P99 was also examined. No source exists for an empirical reference of P99. However, we can do several sanity checks. Annual totals less than 9% below the site-mean were observed only once across the 221 sites. Other methods found that P99 falls between -4 and -8% within the continental U.S.^{5} Therefore, P99 estimates below -9% are unlikely to be a good characterization of the solar resource. Almost 5% of the P99 estimates that assume a normal distribution fell in the range of -9 to -12%. The partial-year method was two-thirds less likely to yield erroneously low P99 estimates.

The advantage of the partial-year method over the assumption of normality is the proper accounting of the dissymmetry inherent to the data. The normal distribution uses the root sum square of the distance to the mean to calculate the standard deviation. Since the distribution is symmetrical, an unusually high irradiance year can produce a distribution that appears to overestimate the likelihood of a low irradiance year. An example of this is seen in Figure 1. The partial-year method mitigates this issue by using combinations of 4-month averages from the dataset rather than statistics to create the distribution.

### Uncertainty considerations

SolarAnywhere is the most accurate satellite-derived solar database.^{6} SolarAnywhere’s consistency across time and space is a critical advantage compared to ground-based measurement for the purposes of variability studies. Indeed, these characteristics were a key motivator for its development and enabled SolarAnywhere to identify an **unreported calibration issue at one of the nations most trusted ground reference stations**.^{7} Earlier estimations of interannual variability leveraged the unique capability.^{8}

Unfortunately, a calculation of uncertainty is not possible because a statistically significant reference dataset does not exist. Very few high-quality, well-maintained ground stations have more than two decades of record.

The PXX files do not include additional modeling uncertainties in their construction. In that way developers and independent engineers have control over and full transparency into the uncertainties applied to energy estimations. In addition, the results are reproducible.

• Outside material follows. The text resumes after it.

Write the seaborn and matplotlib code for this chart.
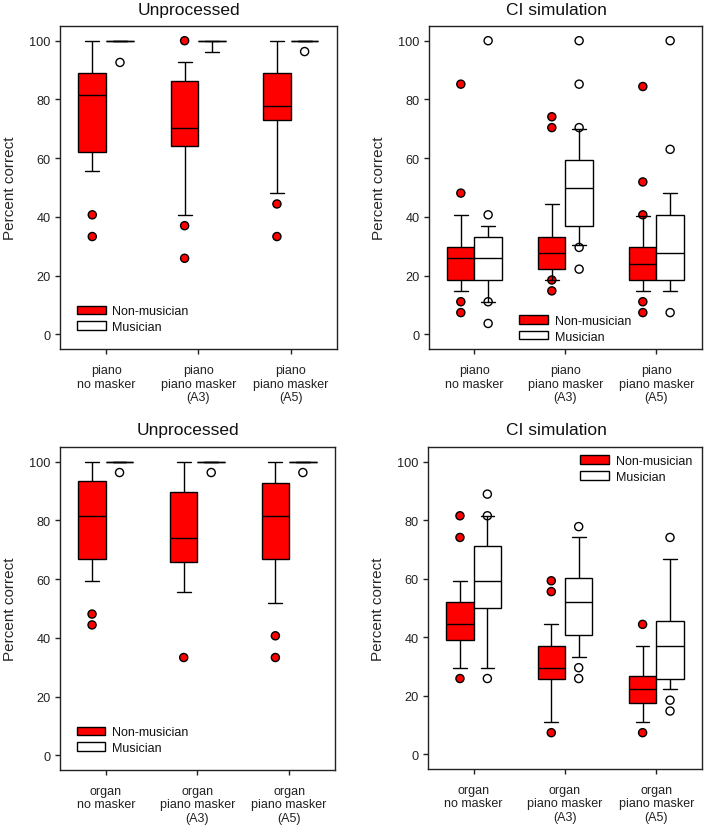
import numpy as np
import pandas as pd
import matplotlib
matplotlib.use("Agg")
import matplotlib.pyplot as plt
from matplotlib.patches import Patch
import seaborn as sns

# ---------------- data ----------------
groups = ["Non-musician", "Musician"]
piano_conditions = ["piano\nno masker", "piano\npiano masker\n(A3)", "piano\npiano masker\n(A5)"]
organ_conditions = ["organ\nno masker", "organ\npiano masker\n(A3)", "organ\npiano masker\n(A5)"]
panel_titles = ["Unprocessed", "CI simulation", "Unprocessed", "CI simulation"]
y_ticks = [0, 20, 40, 60, 80, 100]

# box summaries per condition: [whisker low, Q1, median, Q3, whisker high]
piano_unproc_nm = [[55.6, 62.0, 81.5, 88.9, 100.0],
                   [40.7, 64.0, 70.4, 86.3, 92.6],
                   [48.1, 73.1, 77.8, 88.9, 100.0]]
piano_unproc_m = [[100.0, 100.0, 100.0, 100.0, 100.0],
                  [96.3, 100.0, 100.0, 100.0, 100.0],
                  [100.0, 100.0, 100.0, 100.0, 100.0]]
piano_unproc_nm_out = [[40.7, 33.3], [100.0, 37.0, 25.9], [44.4, 33.3]]
piano_unproc_m_out = [[92.6], [], [96.3]]

piano_ci_nm = [[14.8, 18.5, 25.9, 29.6, 40.7],
               [18.5, 22.2, 27.8, 33.3, 44.4],
               [14.8, 18.5, 24.1, 29.6, 40.3]]
piano_ci_m = [[11.1, 18.5, 25.9, 33.3, 37.0],
              [30.4, 37.0, 50.0, 59.3, 70.0],
              [14.8, 18.5, 27.8, 40.7, 48.1]]
piano_ci_nm_out = [[85.2, 48.1, 11.1, 7.4], [74.1, 70.4, 18.5, 14.8], [84.4, 51.9, 40.7, 11.1, 7.4]]
piano_ci_m_out = [[100.0, 40.7, 11.1, 3.7], [100.0, 85.2, 70.4, 29.6, 22.2], [100.0, 63.0, 7.4]]

organ_unproc_nm = [[59.3, 66.7, 81.5, 93.5, 100.0],
                   [55.6, 65.7, 74.1, 89.8, 100.0],
                   [51.9, 66.7, 81.5, 92.6, 100.0]]
organ_unproc_m = [[100.0, 100.0, 100.0, 100.0, 100.0],
                  [100.0, 100.0, 100.0, 100.0, 100.0],
                  [100.0, 100.0, 100.0, 100.0, 100.0]]
organ_unproc_nm_out = [[48.1, 44.4], [33.3], [40.7, 33.3]]
organ_unproc_m_out = [[96.3], [96.3], [96.3]]

organ_ci_nm = [[29.6, 38.9, 44.4, 51.9, 59.3],
               [11.1, 25.9, 29.6, 37.0, 44.4],
               [11.1, 17.6, 22.2, 26.9, 37.0]]
organ_ci_m = [[29.6, 50.0, 59.3, 71.1, 81.5],
              [33.3, 40.7, 51.9, 60.2, 74.1],
              [22.2, 25.9, 37.0, 45.4, 66.7]]
organ_ci_nm_out = [[81.5, 74.1, 25.9], [59.3, 55.6, 7.4], [44.4, 7.4]]
organ_ci_m_out = [[88.9, 81.5, 25.9], [77.8, 29.6, 25.9], [74.1, 18.5, 14.8]]

# ---------------- style ----------------
sns.set_style("ticks")
plt.rcParams["font.family"] = ["Liberation Sans", "DejaVu Sans"]
plt.rcParams["axes.linewidth"] = 1.0
plt.rcParams["axes.edgecolor"] = "#222222"
plt.rcParams["xtick.major.size"] = 3.6
plt.rcParams["ytick.major.size"] = 3.6
plt.rcParams["xtick.major.width"] = 1.0
plt.rcParams["ytick.major.width"] = 1.0
plt.rcParams["xtick.color"] = "#222222"
plt.rcParams["ytick.color"] = "#222222"
plt.rcParams["text.color"] = "#111111"

palette = {"Non-musician": "#ff0000", "Musician": "#ffffff"}
dodge_offset = {"Non-musician": -0.15, "Musician": 0.15}


def box_frame(nm_box, m_box):
    rows = []
    for i in range(len(nm_box)):
        for g, box in zip(groups, [nm_box, m_box]):
            for v in box[i]:
                rows.append({"pos": i, "group": g, "value": v})
    return pd.DataFrame(rows)


def out_frame(nm_out, m_out):
    rows = []
    for i in range(len(nm_out)):
        for g, outs in zip(groups, [nm_out, m_out]):
            for v in outs[i]:
                rows.append({"xpos": i + dodge_offset[g], "group": g, "value": v})
    return pd.DataFrame(rows)


def draw_panel(ax, conditions, nm_box, m_box, nm_out, m_out, title, loc, anchor):
    bdf = box_frame(nm_box, m_box)
    sns.boxplot(data=bdf, x="pos", y="value", hue="group", hue_order=groups,
                palette=palette, native_scale=True, orient="x", width=0.6, gap=0,
                dodge=True, whis=(0, 100), showfliers=False, saturation=1,
                linecolor="black", linewidth=1.0, legend=False, ax=ax)
    odf = out_frame(nm_out, m_out)
    sns.scatterplot(data=odf, x="xpos", y="value", hue="group", hue_order=groups,
                    palette=palette, s=34, edgecolor="black", linewidth=1.0,
                    legend=False, ax=ax, zorder=1.5)
    ax.set_xlim(-0.5, 2.5)
    ax.set_ylim(-5, 105)
    ax.set_xticks(range(len(conditions)))
    ax.set_xticklabels(conditions, fontsize=9, linespacing=1.2)
    ax.set_yticks(y_ticks)
    ax.set_yticklabels([str(t) for t in y_ticks], fontsize=9.2)
    ax.tick_params(axis="x", pad=7)
    ax.tick_params(axis="y", pad=3)
    ax.set_xlabel("")
    ax.set_ylabel("Percent correct", fontsize=11, labelpad=9)
    ax.set_title(title, fontsize=12.5, x=0.467, pad=9)
    for sp in ax.spines.values():
        sp.set_visible(True)
    handles = [Patch(facecolor=palette[g], edgecolor="black", linewidth=1.0, label=g) for g in groups]
    ax.legend(handles=handles, loc=loc, bbox_to_anchor=anchor, frameon=False,
              fontsize=9, borderpad=0, borderaxespad=0, handlelength=2.3,
              handleheight=0.65, handletextpad=0.55, labelspacing=0.3)


fig = plt.figure(figsize=(7.08, 8.29), dpi=100)
ax_tl = fig.add_axes([0.0847, 0.5778, 0.3912, 0.3896])
ax_tr = fig.add_axes([0.6059, 0.5778, 0.3856, 0.3896])
ax_bl = fig.add_axes([0.0847, 0.0700, 0.3884, 0.3896])
ax_br = fig.add_axes([0.6045, 0.0712, 0.3870, 0.3884])

draw_panel(ax_tl, piano_conditions, piano_unproc_nm, piano_unproc_m,
           piano_unproc_nm_out, piano_unproc_m_out, panel_titles[0], "lower left", (0.061, 0.05))
draw_panel(ax_tr, piano_conditions, piano_ci_nm, piano_ci_m,
           piano_ci_nm_out, piano_ci_m_out, panel_titles[1], "lower left", (0.33, 0.02))
draw_panel(ax_bl, organ_conditions, organ_unproc_nm, organ_unproc_m,
           organ_unproc_nm_out, organ_unproc_m_out, panel_titles[2], "lower left", (0.061, 0.05))
draw_panel(ax_br, organ_conditions, organ_ci_nm, organ_ci_m,
           organ_ci_nm_out, organ_ci_m_out, panel_titles[3], "upper left", (0.555, 0.975))

fig.savefig("out.png", dpi=100)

The error in the PXX estimate is a function of the number of observations and the probability level (the XX). The mean of a distribution can be estimated with fewer observations than the P90. A statistical study of sampling error of normal distributions estimates that half of P90’s derived from 19 years of data will be within +/- 1% of the true P90. The 95% confidence interval is +/- 2.0% (σ = 1.2%).^{9}

The 19-year period of record is expected to exhibit less variability than the 30 years minimum that would be typical for a climatological study. Notably, the period of record does not include any very large volcanic explosions (Volcanic Explosivity Index 6 and above). Such explosions occur at a rate of several per century and therefore influence inter-annual variability around the P99 level. A study of the last major explosion, the Philippines’ Mount Pinatubo in 1991, found peak DNI at four stations in the western USA fell 10-20% from a year prior, but that the impact on GHI was greatly attenuated by a corresponding increase in diffuse irradiance.^{10}

Climate change is another concern. The impact of climate change on future solar energy production cannot be estimated with historical data.

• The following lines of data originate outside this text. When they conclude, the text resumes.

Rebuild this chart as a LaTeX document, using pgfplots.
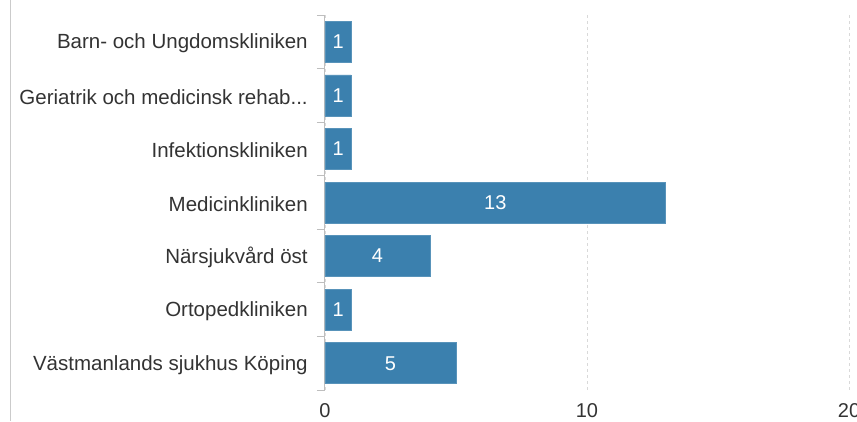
\documentclass[border=0pt]{standalone}
\usepackage{pgfplots}
\pgfplotsset{compat=1.18}
\usepackage{fontspec}
\setmainfont{Liberation Sans}
\definecolor{barblue}{RGB}{59,128,174}
\definecolor{txt}{RGB}{51,51,51}
\definecolor{axgray}{RGB}{190,190,190}
\begin{document}
\fontsize{20.5}{24}\selectfont
\begin{tikzpicture}[x=1pt,y=1pt]
\path[use as bounding box] (0,0) rectangle (857,-421);
\draw[color=axgray!80, line width=0.9pt] (10,0) -- (10,-421);
\begin{axis}[
  at={(325pt,-390pt)}, anchor=south west,
  scale only axis, width=524pt, height=375pt,
  xmin=0, xmax=20, ymin=-0.5, ymax=6.5, y dir=reverse,
  axis y line*=left, axis x line*=bottom,
  x axis line style={draw=none},
  y axis line style={draw=axgray, line width=1pt},
  xtick={0,10,20},
  major x tick style={draw=none},
  xmajorgrids,
  grid style={dash pattern=on 3pt off 3pt, color=black!15, line width=0.8pt},
  ytick={0,1,2,3,4,5,6},
  yticklabels={Barn- och Ungdomskliniken, {Geriatrik och medicinsk rehab.{}.{}.}, Infektionskliniken, Medicinkliniken, Närsjukvård öst, Ortopedkliniken, Västmanlands sjukhus Köping},
  major y tick style={draw=none},
  minor ytick={-0.5,0.5,1.5,2.5,3.5,4.5,5.5,6.5},
  minor y tick style={draw=axgray, line width=1pt},
  minor tick length=8pt,
  tick align=outside,
  yticklabel style={font=\fontsize{20.5}{24}\selectfont, color=txt, xshift=-6pt, yshift=-1.5pt},
  xticklabel style={font=\fontsize{20}{24}\selectfont, color=txt, yshift=-2pt},
  /pgf/number format/assume math mode=true,
  clip=false,
]
\addplot[xbar, bar width=41pt, fill=barblue, draw=barblue!85!white, line width=0.6pt] coordinates {
 (1,0) (1,1) (1,2) (13,3) (4,4) (1,5) (5,6)
};
\addplot[only marks, mark=none, nodes near coords, point meta=explicit symbolic,
  nodes near coords style={anchor=center, color=white, font=\fontsize{20}{24}\selectfont}]
  coordinates {
 (0.5,0) [1] (0.5,1) [1] (0.5,2) [1] (6.5,3) [13] (2,4) [4] (0.5,5) [1] (2.5,6) [5]
};
\end{axis}
\end{tikzpicture}
\end{document}
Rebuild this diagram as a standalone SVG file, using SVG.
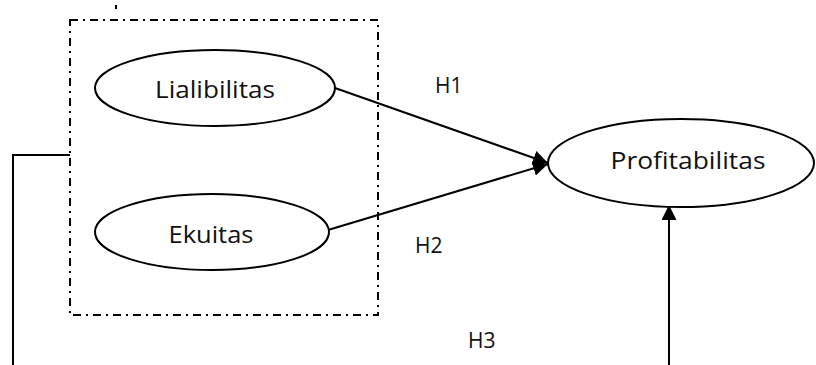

SolarAnywhere probability of exceedance files represent the inter-annual variability of the SolarAnywhere dataset. While the SolarAnywhere database is an excellent long-term record, additional uncertainties should be considered at the tail of the distribution, e.g. P99.

### SolarAnywhere PXX data

SolarAnywhere PXX files **make it convenient** to calculate your project’s PXX energy yield. SolarAnywhere uses an improved method that shows negligible average bias while producing more realistic PXX estimates than observed annual totals alone. In addition, SolarAnywhere PXX data are two-thirds less likely to yield erroneously low P99 estimates than those based on a normal distribution, reducing the risk of unnecessarily conservative financing.

^{1 }J. Dise, “Advances in Long-Term Solar Energy Prediction and Project Risk Assessment Methodology Through Non-Normally Distributed Probabilities of Exceedance,” 8th PVPMC, vol. 2017.

^{2 }S. Wilcox, C. Gueymard, “Spatial and Temporal Variability of the Solar Resource in the United States,” ASES Solar 2010.

^{3 }See for example: A. Dobos, P. Gilman, M. Kasberg, “P50/P90 Analysis for Solar Energy Systems Using the System Advisor Model,” National Renewable Energy Laboratory, Presented at the 2012 World Renewable Energy Forum; G. Kimball et al., “Improved model of solar resource variability based on regional aggregation and climate zones,” IEEE WCPEC-7 2018.; J. Dise, “Advances in Long-Term Solar Energy Prediction and Project Risk Assessment Methodology Through Non-Normally Distributed Probabilities of Exceedance,” 8th PVPMC, vol. 2017.

^{4 }https://rredc.nrel.gov/solar/old_data/nsrdb/1991-2005/tmy3/

^{5 }G. Kimball et al., “Improved model of solar resource variability based on regional aggregation and climate zones” IEEE WCPEC-7 2018.

^{6 }Based on each provider’s self-reported validation, where available. See Validation for more information about SolarAnywhere validation.

^{7 }Perez, R., J. Schlemmer, A. Kankiewicz, J. Dise, A. Tadese & T. Hoff, “Detecting Calibration Drift at Ground Truth Stations—A Demonstration of Satellite Irradiance Models’ Accuracy,” IEEE PVSC-44, 2017.

^{8 }S. Wilcox, C. Gueymard, “Spatial and Temporal Variability of the Solar Resource in the United States,” ASES Solar 2010.

^{9 }See G. Kimball et al., “Improved model of solar resource variability based on regional aggregation and climate zones,” IEEE WCPEC-7 2018. Statistics courtesy G. Kimball.

^{10 }Rosenthal, A.L., Robert, J.M., “Effects of the Mount Pinatubo eruption on solar insolation: Four case studies,” Sandia National Laboratories, U.S. Department of Energy, 1993.